:: INSTRUCTION ::
Take the data below and write out exactly the lines from the one with "Generate a web" through the one with "var ink = '#141414'"; omit every other line.

:: SOURCE MATERIAL ::
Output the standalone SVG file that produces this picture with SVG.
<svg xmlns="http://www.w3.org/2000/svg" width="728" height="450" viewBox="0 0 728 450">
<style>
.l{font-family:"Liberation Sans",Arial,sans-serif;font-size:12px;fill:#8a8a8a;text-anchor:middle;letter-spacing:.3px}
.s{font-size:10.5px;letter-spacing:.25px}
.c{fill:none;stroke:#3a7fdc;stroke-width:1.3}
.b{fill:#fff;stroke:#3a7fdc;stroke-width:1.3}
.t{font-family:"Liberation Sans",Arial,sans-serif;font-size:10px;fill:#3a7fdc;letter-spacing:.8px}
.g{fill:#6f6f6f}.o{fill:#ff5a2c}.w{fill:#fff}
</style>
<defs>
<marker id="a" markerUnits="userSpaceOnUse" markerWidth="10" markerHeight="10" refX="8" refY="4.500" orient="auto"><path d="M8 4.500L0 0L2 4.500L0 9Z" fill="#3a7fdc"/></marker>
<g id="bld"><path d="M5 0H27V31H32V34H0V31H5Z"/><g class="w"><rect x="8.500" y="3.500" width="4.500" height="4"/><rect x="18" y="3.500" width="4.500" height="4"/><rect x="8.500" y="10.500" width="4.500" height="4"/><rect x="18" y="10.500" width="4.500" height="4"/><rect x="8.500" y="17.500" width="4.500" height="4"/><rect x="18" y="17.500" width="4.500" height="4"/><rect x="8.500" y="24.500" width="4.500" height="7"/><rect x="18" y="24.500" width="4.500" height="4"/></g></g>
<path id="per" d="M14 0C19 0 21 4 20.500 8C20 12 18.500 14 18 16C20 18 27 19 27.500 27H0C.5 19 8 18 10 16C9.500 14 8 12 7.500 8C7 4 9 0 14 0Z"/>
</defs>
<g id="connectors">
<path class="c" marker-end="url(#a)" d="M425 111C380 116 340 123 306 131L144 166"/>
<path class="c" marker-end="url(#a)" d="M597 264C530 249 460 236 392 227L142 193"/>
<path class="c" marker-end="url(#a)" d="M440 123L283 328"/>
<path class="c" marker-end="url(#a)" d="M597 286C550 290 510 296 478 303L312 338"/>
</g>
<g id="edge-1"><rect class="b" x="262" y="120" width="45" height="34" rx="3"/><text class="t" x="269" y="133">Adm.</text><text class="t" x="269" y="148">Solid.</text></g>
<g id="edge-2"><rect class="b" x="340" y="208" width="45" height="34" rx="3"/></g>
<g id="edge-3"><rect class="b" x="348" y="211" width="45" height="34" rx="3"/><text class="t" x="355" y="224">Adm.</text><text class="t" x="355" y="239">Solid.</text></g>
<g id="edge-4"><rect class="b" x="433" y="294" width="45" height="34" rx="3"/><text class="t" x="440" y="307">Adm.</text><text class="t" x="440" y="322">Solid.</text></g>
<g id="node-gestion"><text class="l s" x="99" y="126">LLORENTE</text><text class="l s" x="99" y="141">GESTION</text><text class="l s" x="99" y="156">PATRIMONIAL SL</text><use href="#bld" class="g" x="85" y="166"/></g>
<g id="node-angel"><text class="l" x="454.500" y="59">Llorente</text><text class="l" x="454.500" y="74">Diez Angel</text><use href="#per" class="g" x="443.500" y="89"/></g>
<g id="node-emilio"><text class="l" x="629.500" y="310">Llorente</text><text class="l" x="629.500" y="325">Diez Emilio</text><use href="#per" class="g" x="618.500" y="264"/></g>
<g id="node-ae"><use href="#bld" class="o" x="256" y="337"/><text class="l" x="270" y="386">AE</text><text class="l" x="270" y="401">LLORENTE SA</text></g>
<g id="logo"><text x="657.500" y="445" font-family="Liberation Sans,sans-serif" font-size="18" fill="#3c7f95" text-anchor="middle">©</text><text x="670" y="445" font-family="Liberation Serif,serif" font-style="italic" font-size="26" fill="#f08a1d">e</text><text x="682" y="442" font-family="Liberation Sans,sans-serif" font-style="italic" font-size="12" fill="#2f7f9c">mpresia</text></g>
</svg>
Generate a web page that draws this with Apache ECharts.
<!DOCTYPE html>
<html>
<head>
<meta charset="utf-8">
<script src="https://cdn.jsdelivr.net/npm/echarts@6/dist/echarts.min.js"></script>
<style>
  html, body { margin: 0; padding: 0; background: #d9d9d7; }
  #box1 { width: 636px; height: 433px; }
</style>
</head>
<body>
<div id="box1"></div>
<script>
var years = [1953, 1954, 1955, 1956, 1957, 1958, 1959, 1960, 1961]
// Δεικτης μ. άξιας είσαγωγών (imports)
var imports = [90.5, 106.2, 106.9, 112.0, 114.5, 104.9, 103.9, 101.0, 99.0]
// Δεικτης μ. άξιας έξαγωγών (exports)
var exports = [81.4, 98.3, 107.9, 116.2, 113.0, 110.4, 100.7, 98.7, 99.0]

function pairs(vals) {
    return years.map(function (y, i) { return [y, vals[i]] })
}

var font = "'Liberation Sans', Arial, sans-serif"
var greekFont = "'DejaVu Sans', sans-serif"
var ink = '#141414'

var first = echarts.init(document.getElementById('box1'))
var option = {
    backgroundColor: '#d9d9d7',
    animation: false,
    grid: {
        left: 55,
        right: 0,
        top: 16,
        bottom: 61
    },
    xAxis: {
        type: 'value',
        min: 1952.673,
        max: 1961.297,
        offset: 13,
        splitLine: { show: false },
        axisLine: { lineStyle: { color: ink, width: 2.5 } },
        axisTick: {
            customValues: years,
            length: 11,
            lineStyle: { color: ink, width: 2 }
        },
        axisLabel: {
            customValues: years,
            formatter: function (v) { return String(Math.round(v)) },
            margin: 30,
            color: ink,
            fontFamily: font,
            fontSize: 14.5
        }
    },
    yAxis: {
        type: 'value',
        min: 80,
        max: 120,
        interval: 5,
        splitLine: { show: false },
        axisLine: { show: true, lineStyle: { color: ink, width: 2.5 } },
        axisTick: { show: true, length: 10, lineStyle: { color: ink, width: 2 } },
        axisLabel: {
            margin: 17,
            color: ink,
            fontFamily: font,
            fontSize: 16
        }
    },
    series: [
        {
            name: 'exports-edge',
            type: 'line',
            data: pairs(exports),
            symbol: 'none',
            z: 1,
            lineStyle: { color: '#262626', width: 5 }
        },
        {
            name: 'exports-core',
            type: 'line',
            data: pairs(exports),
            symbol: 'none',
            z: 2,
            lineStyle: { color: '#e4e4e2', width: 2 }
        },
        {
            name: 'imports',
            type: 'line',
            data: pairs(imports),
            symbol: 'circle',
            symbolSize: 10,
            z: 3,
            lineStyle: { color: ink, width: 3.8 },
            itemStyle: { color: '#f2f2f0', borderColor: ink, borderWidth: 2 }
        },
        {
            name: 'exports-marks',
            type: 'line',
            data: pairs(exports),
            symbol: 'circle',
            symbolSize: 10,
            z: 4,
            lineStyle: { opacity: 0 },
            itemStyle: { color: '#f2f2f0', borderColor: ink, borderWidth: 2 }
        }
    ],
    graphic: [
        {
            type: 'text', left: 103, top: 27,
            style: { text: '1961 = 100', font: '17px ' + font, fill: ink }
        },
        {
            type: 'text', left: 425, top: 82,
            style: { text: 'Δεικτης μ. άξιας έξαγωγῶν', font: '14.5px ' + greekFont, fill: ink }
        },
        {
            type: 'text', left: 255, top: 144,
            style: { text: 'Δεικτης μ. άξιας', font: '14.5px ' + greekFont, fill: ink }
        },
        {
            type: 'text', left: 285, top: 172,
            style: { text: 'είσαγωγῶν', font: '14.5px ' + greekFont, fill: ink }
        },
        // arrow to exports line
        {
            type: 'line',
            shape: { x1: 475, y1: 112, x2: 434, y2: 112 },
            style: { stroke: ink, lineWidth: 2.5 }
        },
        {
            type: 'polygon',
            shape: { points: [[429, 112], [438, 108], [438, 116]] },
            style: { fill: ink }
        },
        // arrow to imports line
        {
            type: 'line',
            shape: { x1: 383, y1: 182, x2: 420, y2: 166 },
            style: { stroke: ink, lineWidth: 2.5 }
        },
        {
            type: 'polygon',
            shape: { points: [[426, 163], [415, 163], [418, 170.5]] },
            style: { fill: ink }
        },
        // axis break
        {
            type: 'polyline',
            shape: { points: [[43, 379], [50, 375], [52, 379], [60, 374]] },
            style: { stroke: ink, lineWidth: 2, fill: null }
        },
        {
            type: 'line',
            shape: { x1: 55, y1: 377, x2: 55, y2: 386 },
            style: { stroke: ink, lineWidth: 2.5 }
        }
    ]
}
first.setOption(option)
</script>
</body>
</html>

:: SOLUTION TO THIS TASK ::
Generate a web page that draws this with Apache ECharts.
<!DOCTYPE html>
<html>
<head>
<meta charset="utf-8">
<script src="https://cdn.jsdelivr.net/npm/echarts@6/dist/echarts.min.js"></script>
<style>
  html, body { margin: 0; padding: 0; background: #d9d9d7; }
  #box1 { width: 636px; height: 433px; }
</style>
</head>
<body>
<div id="box1"></div>
<script>
var years = [1953, 1954, 1955, 1956, 1957, 1958, 1959, 1960, 1961]
// Δεικτης μ. άξιας είσαγωγών (imports)
var imports = [90.5, 106.2, 106.9, 112.0, 114.5, 104.9, 103.9, 101.0, 99.0]
// Δεικτης μ. άξιας έξαγωγών (exports)
var exports = [81.4, 98.3, 107.9, 116.2, 113.0, 110.4, 100.7, 98.7, 99.0]

function pairs(vals) {
    return years.map(function (y, i) { return [y, vals[i]] })
}

var font = "'Liberation Sans', Arial, sans-serif"
var greekFont = "'DejaVu Sans', sans-serif"
var ink = '#141414'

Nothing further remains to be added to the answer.